Pertanto, una volta definito il prezzo implicito come la differenza tra il prezzo “normale” e il prezzo “scontato” del prodotto o servizio, giova ribadire che le spese di restituzione per sconti su servizi e prodotti dovrebbero essere calcolate in base alla seguente formula matematica:   

(Prezzo Implicito * Numero dei canoni riscossi) – (Prezzo scontato * Numero dei canoni riscossi)

Dato un contratto di 24 mesi, se il prezzo promozionale fosse pari a 20€ per i primi 12 mesi e il prezzo normale fosse pari a 30€ per i restanti 12 mesi, il prezzo implicito sarebbe 25€, e le spese di restituzione al dodicesimo mese sarebbero:      

(25€ * 12) – (20€ * 12) = 60€

In altre parole, lo sconto da restituire è pari alla differenza tra la cifra che l’operatore avrebbe ricavato facendo pagare all’utente il prezzo implicito e la cifra effettivamente riscossa con il prezzo scontato.
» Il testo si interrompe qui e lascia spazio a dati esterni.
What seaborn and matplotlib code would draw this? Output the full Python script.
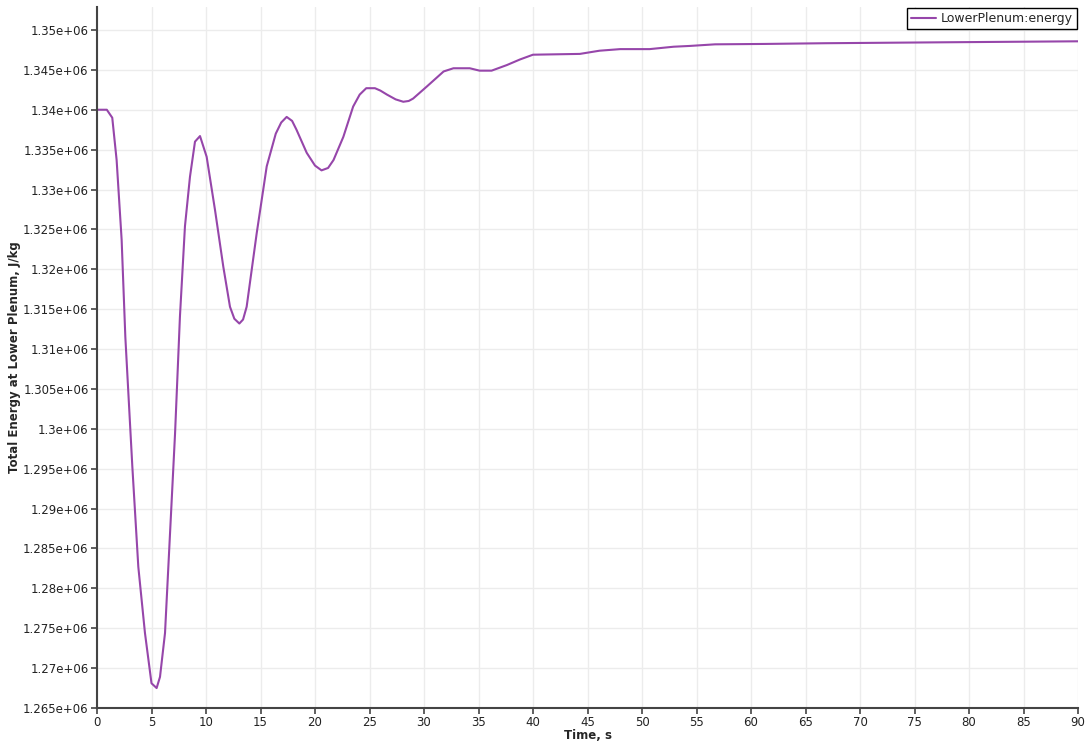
import matplotlib
matplotlib.use("Agg")
import matplotlib.pyplot as plt
import seaborn as sns
import pandas as pd
from matplotlib.ticker import FuncFormatter, MultipleLocator

time_s = [0, 0.9, 1.4, 1.8, 2.26, 2.6, 3.24, 3.79, 4.4, 5.0, 5.47, 5.78, 6.24, 6.7,
          7.16, 7.61, 8.07, 8.53, 8.99, 9.45, 10.06, 10.83, 11.59, 12.2, 12.6, 13.06,
          13.4, 13.73, 14.65, 15.57, 16.4, 16.9, 17.4, 17.9, 18.3, 19.24, 20.0, 20.6,
          21.2, 21.7, 22.6, 23.5, 24.1, 24.7, 25.5, 26.0, 26.6, 27.4, 28.1, 28.6, 29.0,
          30.25, 31.8, 32.7, 34.2, 35.1, 36.2, 37.6, 38.8, 40.0, 44.3, 46.1, 48.0,
          50.7, 52.9, 54.4, 56.7, 61.3, 66.9, 78.1, 90]
energy = [1.34e6, 1.34e6, 1.339e6, 1.3337e6, 1.3237e6, 1.3115e6, 1.2953e6, 1.2827e6,
          1.2744e6, 1.2681e6, 1.2675e6, 1.2689e6, 1.2744e6, 1.2869e6, 1.2994e6,
          1.3141e6, 1.3254e6, 1.3316e6, 1.3360e6, 1.3367e6, 1.3341e6, 1.3274e6,
          1.3203e6, 1.3153e6, 1.3138e6, 1.3132e6, 1.3137e6, 1.3153e6, 1.3245e6,
          1.3329e6, 1.3370e6, 1.3384e6, 1.3391e6, 1.3386e6, 1.3375e6, 1.3346e6,
          1.3330e6, 1.3324e6, 1.3327e6, 1.3337e6, 1.3366e6, 1.3404e6, 1.3419e6,
          1.3427e6, 1.3427e6, 1.3424e6, 1.3419e6, 1.3413e6, 1.3410e6, 1.3411e6,
          1.3414e6, 1.3429e6, 1.3448e6, 1.3452e6, 1.3452e6, 1.3449e6, 1.3449e6,
          1.3456e6, 1.3463e6, 1.3469e6, 1.3470e6, 1.3474e6, 1.3476e6, 1.3476e6,
          1.3479e6, 1.3480e6, 1.3482e6, 1.34825e6, 1.34834e6, 1.34846e6, 1.34858e6]
series_name = "LowerPlenum:energy"
x_label = "Time, s"
y_label = "Total Energy at Lower Plenum, J/kg"

df = pd.DataFrame({"t": time_s, "e": energy, "series": series_name})

sns.set_theme(style="whitegrid")
plt.rcParams["font.family"] = ["DejaVu Sans"]

fig = plt.figure(figsize=(10.9, 7.44), dpi=100)
ax = fig.add_axes([97 / 1090, 1 - 708 / 744, (1078 - 97) / 1090, (708 - 7) / 744])

sns.lineplot(data=df, x="t", y="e", hue="series", palette=["#9646aa"], ax=ax,
             linewidth=1.5, legend=True)

ax.set_xlim(0, 90)
ax.set_ylim(1.265e6, 1.35288e6)
ax.xaxis.set_major_locator(MultipleLocator(5))
ax.yaxis.set_major_locator(MultipleLocator(5000))
ax.yaxis.set_major_formatter(FuncFormatter(lambda v, p: f"{v:g}"))
ax.xaxis.set_major_formatter(FuncFormatter(lambda v, p: f"{v:g}"))

ax.set_facecolor("white")
ax.grid(True, color="#ececec", linewidth=1.0)
for s in ["top", "right"]:
    ax.spines[s].set_visible(False)
for s in ["left", "bottom"]:
    ax.spines[s].set_visible(True)
    ax.spines[s].set_color("#444444")
    ax.spines[s].set_linewidth(1.5)
ax.tick_params(axis="both", which="major", direction="out", length=4, width=1.2,
               color="#444444", labelsize=8.5, labelcolor="#222222", pad=2,
               bottom=True, left=True)

ax.set_xlabel(x_label, fontsize=8.5, fontweight="bold", labelpad=0)
ax.set_ylabel(y_label, fontsize=8.5, fontweight="bold")
ax.yaxis.set_label_coords(-0.077, 0.5)

leg = ax.legend(loc="upper right", fontsize=9, frameon=True, fancybox=False,
                borderaxespad=0.1, handlelength=2.0, borderpad=0.3,
                handletextpad=0.4)
leg.get_frame().set_edgecolor("black")
leg.get_frame().set_linewidth(1.0)
leg.get_frame().set_alpha(1)

fig.savefig("out.png", dpi=100)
In tal modo, l’Agcom ritiene di poter tutelare almeno parzialmente l’aspettativa di guadagno dell’operatore, senza però gravare l’utente di costi eccessivi. 

c) Per le spese della terza categoria (cioè il pagamento delle rate residue su servizi e prodotti offerti congiuntamente al servizio principale, come può essere per esempio uno smartphone in abbonamento o la configurazione della linea telefonica), l’Agcom esclude che, in caso di recesso anticipato, l’operatore possa addebitare in un’unica soluzione l’importo delle rate che l’utente deve ancora pagare. Infatti, il pagamento unico di un importo che l’utente si prefigurava pagabile a rate potrebbe comportare un costo troppo elevato, deteriorando così la sua libertà di recesso. Perciò, “gli operatori devono sempre concedere agli utenti che decidono di recedere anticipatamente dal contratto la facoltà di scegliere se continuare a pagare le rate residue ovvero pagarle in un’unica soluzione”.  

4) Gli obblighi informativi e di comunicazione: l’Agcom prevede, infine, che tutte le categorie di spese relative al recesso o al trasferimento dell’utenza debbano essere rese note dall’operatore all’utente sia nel momento della pubblicizzazione dell’offerta sia nella fase della sottoscrizione del contratto.    
Inoltre, le Linee guida rivestono di una particolare importanza il dialogo tra gli operatori e l’Agcom, prevedendo che i primi comunichino annualmente alla seconda i costi sostenuti “per le attività di dismissione e trasferimento della linea” e che l’Autorità confronti le voci di spesa e suggerisca i correttivi da apportare.